I have been in a very hazy situation lately and it’s always been a reason for me to feel down. I’m not very used to being sad, but hey here I am feeling all a bit low. I guess it’s really because of my name you know. 🙂
Roxanne- means gloomy; dawn.
You see, it’s kinda related to how I’m feeling now. Oh well. This is becoming a journal entry now. Anyway, no one’s reading this blog spot so it’s basically okay. I just need a place to let my feelings out, without any hesitations.
Now,“First Time” Why this is the title of my entry? It is because I had this first time experience recently. About two-days ago. I have had my first “heartbreak” or so you’ll call it.

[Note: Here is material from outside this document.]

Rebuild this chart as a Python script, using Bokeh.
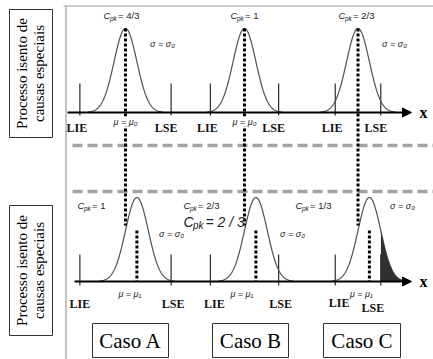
import numpy as np
from bokeh.plotting import figure
from bokeh.models import Range1d, Arrow, NormalHead
from bokeh.embed import file_html
from bokeh.resources import INLINE
from bokeh.core.properties import value

# ---- data ----
cases = ["Caso A", "Caso B", "Caso C"]
cp_values = [4 / 3, 1.0, 2 / 3]          # top row (centred process)
cp_labels = ["4/3", "1", "2/3"]
cpk_values = [1.0, 2 / 3, 1 / 3]         # bottom row (shifted mean)
cpk_labels = ["1", "2/3", "1/3"]
row_title = ["Processo isento de", "causas especiais"]
spec_names = ["LIE", "LSE"]
mu_top_label = "\u03bc = \u03bc\u2080"
mu_bot_label = "\u03bc = \u03bc\u2081"
sigma_label = "\u03c3 = \u03c3\u2080"

# ---- layout (pixel-like data space) ----
W, H = 433, 359
p = figure(width=W, height=H, output_backend="svg", toolbar_location=None,
           x_range=Range1d(0, W), y_range=Range1d(H, 0),
           x_axis_type=None, y_axis_type=None, min_border=0,
           outline_line_color=None, background_fill_color="white",
           border_fill_color="white")
p.grid.visible = False

centers = [125.0, 244.0, 357.5]
s = 11.4            # sigma in pixels
peak = 84.0
top_base, bot_base = 112.0, 281.0
SERIF = value("Liberation Serif")
SANS = value("Liberation Sans")

# frame lines
p.line([65.5, 65.5], [5, 359], line_color="#b0b0b0", line_width=1.5)
p.line([63, 433], [5.5, 5.5], line_color="#a0a0a0", line_width=1.2)

# row-title boxes
for (y0, y1) in [(9, 137), (205, 335)]:
    p.quad(left=9, right=52, top=y0, bottom=y1, fill_color=None,
           line_color="#333333", line_width=1)
    yc = (y0 + y1) / 2
    p.text(x=[21, 38], y=[yc, yc], text=row_title, angle=np.pi / 2,
           text_font=SERIF, text_font_size="15px", text_align="center",
           text_baseline="middle", text_color="black")

# gray dashed separators
for yy in (145, 191):
    p.line([72, 433], [yy, yy], line_color="#a3a3a3", line_width=3.5,
           line_dash="10 5")

# axes with arrows
for base, x0 in ((top_base, 67), (bot_base, 74)):
    p.add_layout(Arrow(end=NormalHead(size=9, fill_color="black", line_color="black"),
                       x_start=x0, y_start=base, x_end=411, y_end=base,
                       line_width=2, line_color="black"))
    p.text(x=[419], y=[base], text=["x"], text_font=SERIF, text_font_style="bold",
           text_font_size="16px", text_baseline="middle", text_align="left")

z = np.linspace(-3.3, 3.3, 200)
g = np.exp(-z ** 2 / 2)


def cpk_text(xl, y, val, big=False):
    fs, fsub = (14, 10) if big else (9.5, 6.5)
    p.text(x=[xl], y=[y], text=["C"], text_font=SANS, text_font_style="italic",
           text_font_size=f"{fs}px", text_baseline="middle", text_align="left",
           text_color="#222222")
    p.text(x=[xl + fs * 0.68], y=[y + fs * 0.3], text=["pk"], text_font=SANS,
           text_font_style="italic", text_font_size=f"{fsub}px",
           text_baseline="middle", text_align="left", text_color="#222222")
    p.text(x=[xl + fs * 0.68 + fsub * 1.25], y=[y], text=["= " + val],
           text_font=SANS, text_font_style="italic" if big else "normal",
           text_font_size=f"{fs}px", text_baseline="middle", text_align="left",
           text_color="#222222")


def small(x, y, t):
    p.text(x=[x], y=[y], text=[t], text_font=SANS, text_font_style="italic",
           text_font_size="9px", text_align="center", text_baseline="middle",
           text_color="#222222")


for i, c in enumerate(centers):
    lie = c - 3 * cp_values[i] * s
    lse = c + 3 * cp_values[i] * s
    mu1 = lse - 3 * cpk_values[i] * s

    # ---- top row ----
    for xv in (lie, lse):
        p.line([xv, xv], [83, 115], line_color="black", line_width=1)
    p.line(c + z * s, top_base - peak * g, line_color="#505050", line_width=1.2)
    # ---- bottom row ----
    for xv in (lie, lse):
        p.line([xv, xv], [254, 285], line_color="black", line_width=1)
    p.line(mu1 + z * s, bot_base - peak * g, line_color="#505050", line_width=1.2)
    if i == 2:
        m = (mu1 + z * s) >= lse
        p.varea(x=(mu1 + z * s)[m], y1=bot_base, y2=(bot_base - peak * g)[m],
                fill_color="#303030")

    # dotted centre lines
    p.line([c, c], [28, 225], line_color="black", line_width=3, line_dash="3 2")
    p.line([mu1, mu1], [230, bot_base], line_color="black", line_width=3,
           line_dash="3 2")

    # spec labels
    p.text(x=[lie - 3, lse - 5], y=[127, 127], text=spec_names, text_font=SERIF,
           text_font_style="bold", text_font_size="12px", text_align="center",
           text_baseline="middle", text_color="#111111")
    yb = [303, 303] if i < 2 else [302, 307]
    dxe = [5, 3] if i < 2 else [-1, -7]
    p.text(x=[lie + 4 - 4 * (i == 0), lse + dxe[1] - 1], y=yb, text=spec_names,
           text_font=SERIF, text_font_style="bold", text_font_size="12px",
           text_align="center", text_baseline="middle", text_color="#111111")

    # mu labels
    if i < 2:
        p.rect(x=[c], y=[121], width=26, height=10, fill_color="white",
               line_color=None)
        small(c, 121, mu_top_label)
    small(mu1 - 7 if i == 0 else (mu1 - 14 if i == 1 else mu1 - 8), 293, mu_bot_label)

# Cpk labels
cpk_text(103, 15, cp_labels[0])
cpk_text(230, 15, cp_labels[1])
cpk_text(338, 15, cp_labels[2])
cpk_text(77, 205, cpk_labels[0])
cpk_text(183, 205, cpk_labels[1])
cpk_text(183, 221, cpk_labels[1].replace("/", " / "), big=True)
cpk_text(295, 205, cpk_labels[2])

# sigma labels
for (xx, yy) in [(162, 43), (394, 43), (171, 233), (292, 233), (402, 205)]:
    small(xx, yy, sigma_label)

# case boxes
box_l = [92, 212, 323]
box_r = [168, 288, 400]
for l, r, t in zip(box_l, box_r, cases):
    p.quad(left=l, right=r, top=323, bottom=357, fill_color=None,
           line_color="#333333", line_width=1)
    p.text(x=[(l + r) / 2], y=[340], text=[t], text_font=SERIF,
           text_font_size="21px", text_align="center", text_baseline="middle",
           text_color="black")

open("out.html", "w").write(file_html(p, INLINE))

It’s not really a heartbreaking experience but my friends call it that way. So let’s have it that way. I have never been in love, (or so I believe – I haven’t been in love) this I say is not love either; but yeah its heartbreaking because a friend’s love for his friend is much more painful if it is nearly lost. If it’s in the brink of disappearance. I love all my friends and I really see to it that they feel my presence everyday. If they need my help, someone to talk to, I try all my best to give them that time. I do keep their secrets and in return they keep mine as well. It’s in this scenario that I have almost broken down lately.I’m using he/his (universal term – not really a feminist here) A friend of mine has had his share of secrets. Being his friend, I thought he’d be vocal enough to tell me this leap in his life. I wasn’t really going to be mad about it but, as the time goes by, more and more people outside our circle figures this story out and I really feel so let out. I’m really disappointed but what can I do, it’s his decision.
There, have had enough. At least I have let this out. I feel like a stupid and ignorant friend right now but it’s lifting up now, that feeling. I’ll be getting over this First-hand-first-time experience.
This is a painful time, however, I still love my friends and I would always do no matter how much and how many times they could hurt me.